You can't help but notice that the names of the characters in the show are unusual. They are inspired by people Mr. Callahan knew when he was growing up, he said: Ace and Goon were two of his friends, and Gram Gram was a neighbor's grandmother.
In the first episode, Pelswick is the victim of a trick played by the school bully, Boyd Scullarzo. Boyd nominates Pelswick for school body president, the job he would do anything not to have. Just as he finishes saying the job would be torture to anyone who gets it, he finds out that his crush, Julie Smockford, is running. Of course, he has to support her, but as soon as she finds out he is "running" too, she explodes!
Pelswick is not sure what to do until his Mr. Jimmy, a sort of guardian angel only he can see, appears to help him sort out his problems. Before Mr. Jimmy can finish giving his advice, though, Pelswick zooms off with an idea. He decides to campaign like everyone else but make himself look bad so no one will vote for him. Instead, the plan backfires when the students all start to like Pelswick.
Seeing that his plan is not working, Pelswick decides to listen to the rest of Mr. Jimmy's advice. After help from his sister Kate and some careful thinking, Pelswick devises a plan to help him escape the awful fate of being elected.
I did not enjoy this show. The humor, which Mr. Callahan called "realistic," did not appeal to me; I thought much of it was rude humor, a lot of crude behavior with food (including slurping spaghetti up the nose, food throwing and throwing up), which I did not find funny. I think the rude humor, like that of so many other cartoons, takes away from the important point the show is trying to make.

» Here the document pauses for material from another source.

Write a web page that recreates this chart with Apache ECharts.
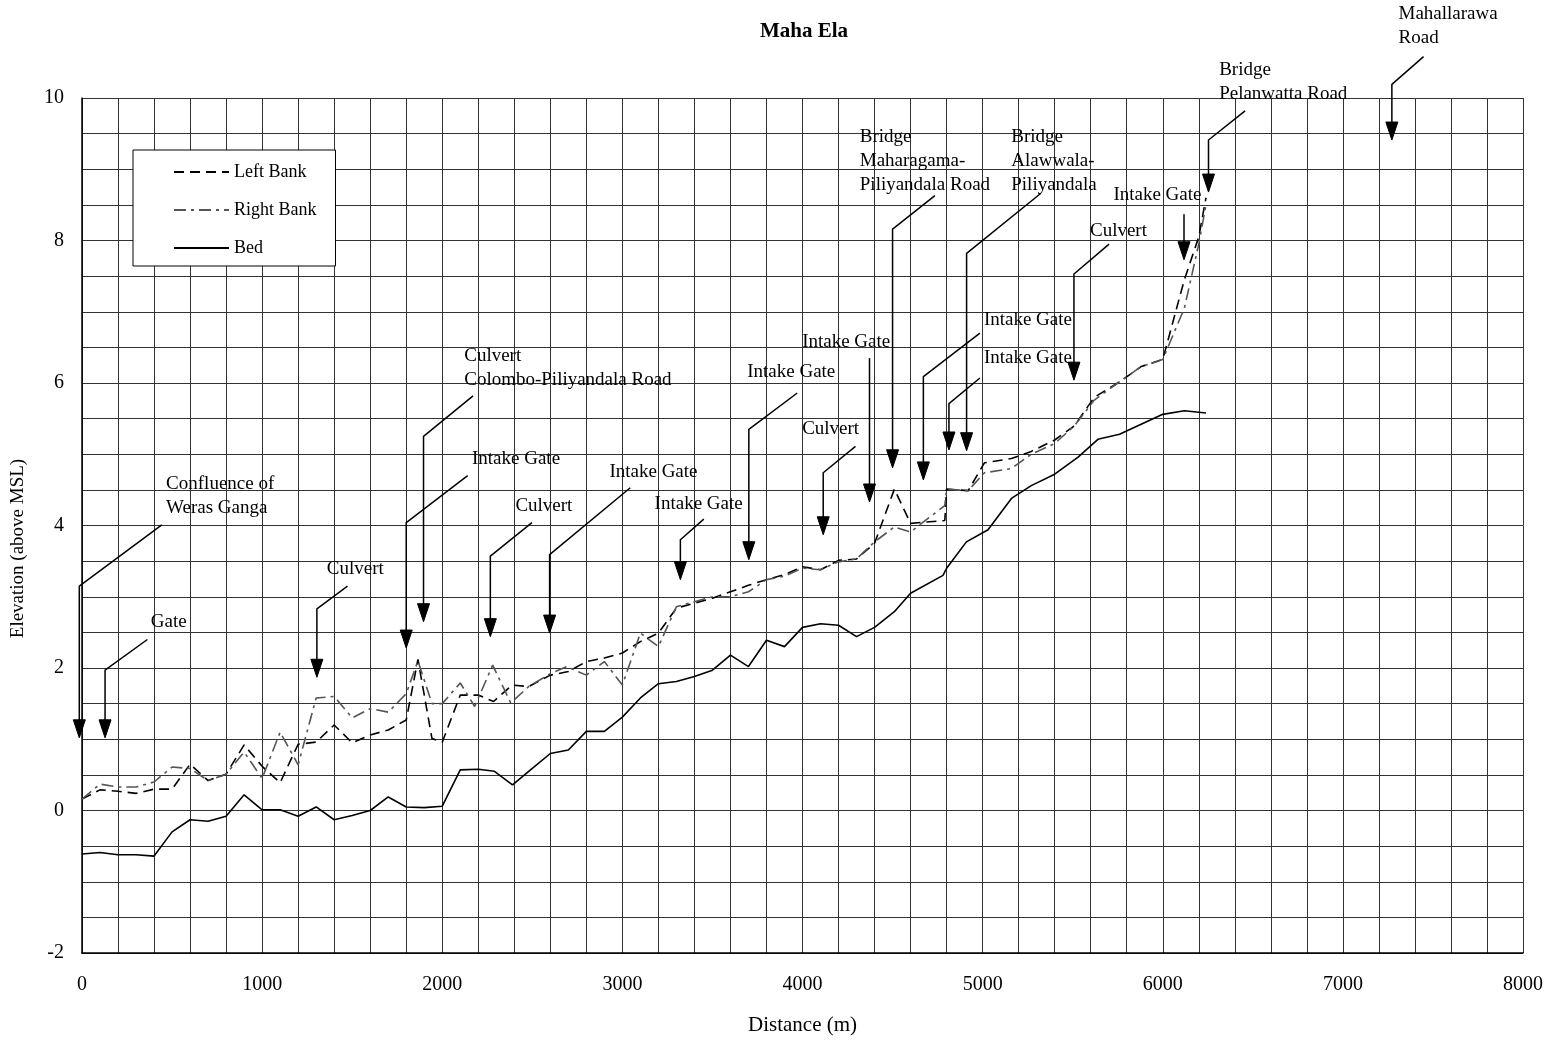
<!DOCTYPE html>
<html>
<head>
<meta charset="utf-8">
<script src="https://cdn.jsdelivr.net/npm/echarts@6/dist/echarts.min.js"></script>
<style>
html,body{margin:0;padding:0;background:#fff;}
#chart{width:1566px;height:1048px;}
</style>
</head>
<body>
<div id="chart"></div>
<script>
// ---- data (distance in m, elevation above MSL in m) ----
const leftX = [0,100,200,300,400,500,600,700,800,900,1000,1100,1200,1300,1400,1500,1600,1700,1800,1865,1943,2000,2100,2200,2285,2387,2480,2600,2700,2800,2900,3000,3100,3200,3300,3400,3500,3600,3700,3800,3900,4000,4100,4200,4300,4400,4510,4600,4790,4800,4920,5010,5160,5270,5400,5510,5620,5750,5880,6000,6120,6200,6240];
const leftY = [0.16,0.29,0.27,0.24,0.30,0.30,0.65,0.42,0.51,0.92,0.62,0.39,0.93,0.96,1.20,0.95,1.06,1.13,1.27,2.12,1.01,0.96,1.62,1.62,1.53,1.76,1.74,1.90,1.95,2.09,2.14,2.21,2.37,2.49,2.84,2.91,2.98,3.07,3.16,3.24,3.31,3.42,3.38,3.51,3.53,3.75,4.51,4.03,4.07,4.51,4.49,4.88,4.94,5.04,5.20,5.40,5.80,6.00,6.23,6.33,7.45,8.05,8.60];

const rightX = [0,100,200,300,400,500,600,700,800,900,1000,1100,1200,1300,1400,1500,1600,1700,1800,1865,1943,2000,2100,2180,2280,2380,2480,2600,2690,2800,2900,3000,3100,3200,3300,3400,3500,3600,3700,3800,3900,4000,4100,4200,4300,4400,4510,4600,4790,4800,4920,5010,5160,5270,5400,5510,5620,5750,5880,6000,6120,6200,6240];
const rightY = [0.16,0.37,0.33,0.33,0.40,0.61,0.59,0.42,0.51,0.82,0.45,1.10,0.64,1.58,1.60,1.30,1.43,1.38,1.64,2.10,1.50,1.50,1.79,1.46,2.04,1.51,1.74,1.92,2.02,1.90,2.09,1.76,2.49,2.30,2.86,2.93,3.00,3.00,3.07,3.24,3.29,3.40,3.38,3.49,3.53,3.77,3.98,3.91,4.28,4.51,4.49,4.74,4.80,5.00,5.15,5.40,5.76,6.00,6.23,6.33,7.05,7.95,8.50];

const bedX = [0,100,200,300,400,500,600,700,800,900,1000,1100,1200,1300,1400,1500,1600,1700,1800,1900,2000,2100,2200,2290,2390,2500,2600,2700,2800,2900,3000,3100,3200,3300,3400,3500,3600,3700,3800,3900,4000,4100,4200,4300,4400,4510,4600,4780,4800,4910,5030,5160,5270,5400,5530,5640,5760,5880,6000,6120,6240];
const bedY = [-0.61,-0.59,-0.62,-0.62,-0.64,-0.30,-0.13,-0.15,-0.08,0.22,0.01,0.01,-0.08,0.05,-0.13,-0.07,0.00,0.19,0.05,0.04,0.06,0.57,0.58,0.55,0.36,0.59,0.80,0.85,1.11,1.11,1.31,1.58,1.78,1.81,1.88,1.97,2.18,2.02,2.39,2.30,2.57,2.62,2.60,2.44,2.57,2.79,3.05,3.30,3.40,3.77,3.94,4.38,4.56,4.72,4.96,5.21,5.28,5.42,5.56,5.61,5.58];

const seriesNames = ['Left Bank','Right Bank','Bed'];
const xTickLabels = [0,1000,2000,3000,4000,5000,6000,7000,8000];
const yTickLabels = [-2,0,2,4,6,8,10];

// annotation texts
const annoText = [
  'Confluence of\nWeras Ganga',
  'Gate',
  'Culvert',
  'Culvert\nColombo-Piliyandala Road',
  'Intake Gate',
  'Culvert',
  'Intake Gate',
  'Intake Gate',
  'Intake Gate',
  'Culvert',
  'Intake Gate',
  'Bridge\nMaharagama-\nPiliyandala Road',
  'Intake Gate',
  'Intake Gate',
  'Bridge\nAlawwala-\nPiliyandala',
  'Culvert',
  'Intake Gate',
  'Bridge\nPelanwatta Road',
  'Mahallarawa\nRoad'
];
// label position (left, middle), leader start, arrow x / elbow y / tip y — all in data units
const annoTextX = [467,382,1359,2122,2165,2406,2928,3179,3693,3998,3998,4318,5007,5007,5159,5596,5726,6313,7309];
const annoTextY = [4.41,2.65,3.39,6.21,4.93,4.28,4.75,4.30,6.16,5.35,6.57,9.12,6.89,6.35,9.12,8.13,8.64,10.23,11.01];
const annoStartX = [443,363,1474,2171,2141,2498,3044,3452,3971,4294,4372,4735,4985,4985,5322,5702,6118,6457,7448];
const annoStartY = [4.01,2.40,3.15,5.82,4.70,4.04,4.53,4.09,5.86,5.11,6.35,8.63,6.70,6.07,8.66,7.95,8.37,9.82,10.58];
const annoArrowX = [-15,128,1304,1896,1800,2267,2596,3322,3702,4115,4372,4500,4671,4813,4911,5507,6118,6254,7272];
const annoElbowY = [3.15,1.97,2.83,5.25,4.04,3.57,3.59,3.80,5.35,4.74,6.35,8.16,6.09,5.71,7.82,7.53,8.37,9.41,10.19];
const annoTipY = [1.02,1.02,1.87,2.65,2.28,2.44,2.49,3.24,3.52,3.87,4.33,4.81,4.64,5.06,5.05,6.04,7.73,8.68,9.41];

// ---- build ----
const zip = (xs, ys) => xs.map((x, i) => [x, ys[i]]);
const annoData = annoText.map((t, i) => [annoTextX[i], annoTextY[i], annoStartX[i], annoStartY[i], annoArrowX[i], annoElbowY[i], annoTipY[i]]);

const SERIF = '"Liberation Serif", "Times New Roman", serif';
const chart = echarts.init(document.getElementById('chart'), null, {renderer: 'canvas'});

chart.setOption({
  animation: false,
  backgroundColor: '#fff',
  title: {
    text: 'Maha Ela',
    left: 755,
    top: 16,
    textStyle: {fontFamily: SERIF, fontSize: 21, fontWeight: 'bold', color: '#000'}
  },
  legend: {
    data: seriesNames,
    orient: 'vertical',
    left: 133,
    top: 150,
    padding: [13, 19, 9, 40],
    itemWidth: 55,
    itemHeight: 14,
    itemGap: 20,
    backgroundColor: '#fff',
    borderColor: '#000',
    borderWidth: 1,
    borderRadius: 0,
    itemStyle: {opacity: 0},
    textStyle: {fontFamily: SERIF, fontSize: 18, color: '#000'}
  },
  grid: {left: 82, right: 43, top: 98, bottom: 95, containLabel: false},
  xAxis: {
    type: 'value',
    min: 0, max: 8000, interval: 200,
    name: 'Distance (m)',
    nameLocation: 'middle',
    nameGap: 62,
    nameTextStyle: {fontFamily: SERIF, fontSize: 21, color: '#000'},
    axisLine: {show: true, onZero: false, lineStyle: {color: '#000', width: 1.5}},
    axisTick: {show: false},
    axisLabel: {
      margin: 22,
      fontFamily: SERIF, fontSize: 20, color: '#000',
      formatter: v => (xTickLabels.indexOf(v) >= 0 ? String(v) : '')
    },
    splitLine: {show: true, lineStyle: {color: '#333', width: 1}}
  },
  yAxis: {
    type: 'value',
    min: -2, max: 10, interval: 0.5,
    name: 'Elevation (above MSL)',
    nameLocation: 'middle',
    nameGap: 54,
    nameRotate: 90,
    nameTextStyle: {fontFamily: SERIF, fontSize: 19, color: '#000', padding: [0, 46, 0, 0]},
    axisLine: {show: true, onZero: false, lineStyle: {color: '#000', width: 1.5}},
    axisTick: {show: false},
    axisLabel: {
      margin: 18,
      fontFamily: SERIF, fontSize: 20, color: '#000',
      formatter: v => (yTickLabels.indexOf(v) >= 0 ? String(v) : '')
    },
    splitLine: {show: true, lineStyle: {color: '#333', width: 1}}
  },
  series: [
    {
      name: seriesNames[0], type: 'line', data: zip(leftX, leftY),
      symbol: 'none', z: 3,
      lineStyle: {color: '#000', width: 1.6, type: [10, 6]},
      itemStyle: {color: '#000'}
    },
    {
      name: seriesNames[1], type: 'line', data: zip(rightX, rightY),
      symbol: 'none', z: 3,
      lineStyle: {color: '#555', width: 1.6, type: [12, 5, 3, 5]},
      itemStyle: {color: '#555'}
    },
    {
      name: seriesNames[2], type: 'line', data: zip(bedX, bedY),
      symbol: 'none', z: 3,
      lineStyle: {color: '#000', width: 1.6, type: 'solid'},
      itemStyle: {color: '#000'}
    },
    {
      name: 'annotations', type: 'custom', data: annoData, z: 5,
      clip: false, silent: true,
      encode: {x: 0, y: 1},
      renderItem: function (params, api) {
        const i = params.dataIndex;
        const t = api.coord([api.value(0), api.value(1)]);
        const s = api.coord([api.value(2), api.value(3)]);
        const e = api.coord([api.value(4), api.value(5)]);
        const tip = api.coord([api.value(4), api.value(6)]);
        const head = 18, hw = 6;
        const pts = [];
        if (Math.abs(s[0] - e[0]) > 0.5 || Math.abs(s[1] - e[1]) > 0.5) pts.push(s);
        pts.push(e);
        pts.push([tip[0], tip[1] - head + 2]);
        return {
          type: 'group',
          children: [
            {
              type: 'text',
              style: {
                x: t[0], y: t[1], text: annoText[i],
                fontFamily: SERIF, fontSize: 19, fill: '#000',
                align: 'left', verticalAlign: 'middle', lineHeight: 24
              }
            },
            {
              type: 'polyline',
              shape: {points: pts},
              style: {stroke: '#000', lineWidth: 1.5, fill: null}
            },
            {
              type: 'polygon',
              shape: {points: [[tip[0] - hw, tip[1] - head], [tip[0] + hw, tip[1] - head], [tip[0], tip[1]]]},
              style: {fill: '#000', stroke: '#000', lineWidth: 1}
            }
          ]
        };
      }
    }
  ]
});
</script>
</body>
</html>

Many of the characters were stereotypes of how some people see teenagers: rude and brainless. The bully, Boyd, just yells a lot, Pelswick's friends Ace and Goon are insensitive and stupid, and Julie seems concerned only about her popularity and appearance. The students' constant disrespect of the vice principal was not fun to watch.
What really bothered me is that even the adults acted like idiots. The vice principal had no clue what the students were doing, the grandmother was irritating and made comments totally off the subject, and Pelswick's father is so concerned about being politically correct, it is hard for him to pay attention to his kids.
Surprisingly though, I did find that Pelswick and his sister Kate are really good-natured and intelligent people, and they get along well together. The best line is where Pelswick corrects Boyd's attempt to insult him and says that he is not a cripple; he is "permanently seated." Kate is quite the junior photographer and turns out to be a big help in solving her brother's problems.
- Laura Krantz, 12, is in the seventh grade in home school in Tampa.
Pelswick premieres at 8 p.m. Tuesday on Nickelodeon.